JWT is in there too because it is used in OpenID Connect

@soegaard2

samth

2019-9-25 14:41:41

That library is for using the github API; I’m talking about using github oauth login to as a login service for another site

spdegabrielle

2019-9-25 14:51:28

This https://developer.github.com/apps/building-oauth-apps/authorizing-oauth-apps/#web-application-flow I see

lexi.lambda

2019-9-25 20:06:15

@samth Thanks, I didn’t know about those (or perhaps forgot about them). I think the broader point is still relevant, though: no sophisticated locale handling, no collation, no support for accessing grapheme clusters, etc.

samth

2019-9-25 20:17:28

Yes, I agree

soegaard2

2019-9-25 20:30:39

What would be the best way to integrate “Log in with Github”?

Option 1: Every user creates a standard user with name+password. When logged-in the user can link a github account (by signing in with Github). We now have both a racket-stories username and a github username. If the user logs out, he can login later with Github directly.

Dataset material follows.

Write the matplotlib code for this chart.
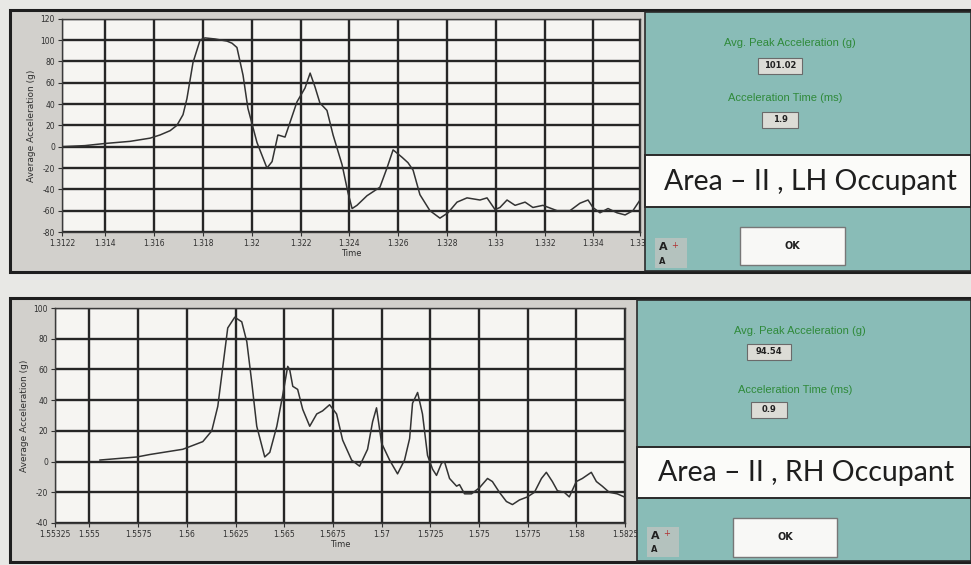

Option 2: A user can create an account by logging in with Github. The Github username will also become his racket-stories username. Problem: What if another non-github user already has the username in question?

Option 3: ?

ruyvalle

2019-9-25 21:24:36

Option 3: A user can create an account by logging in with Github. Their password will stay the same by default and they will have to pick a new username. The new username can be the same as the Github username and will only be given to them if it’s not already taken.

samdphillips

2019-9-25 21:32:38

There is a good reason many services just use email addresses as user names, uniqueness.

lexi.lambda

2019-9-25 21:57:16

The best way to handle user accounts is to separate three distinct concepts that are often muddled: user id, authentication, and display name. Use a synthetic, randomly generated, immutable id for user identity, and let users pick whatever string they want for their display name and change it whenever. Associate one or more authentication methods with each user—it could be email + password combo, OAuth provider like Google or GitHub, or something else—and let authenticated users alter those at will.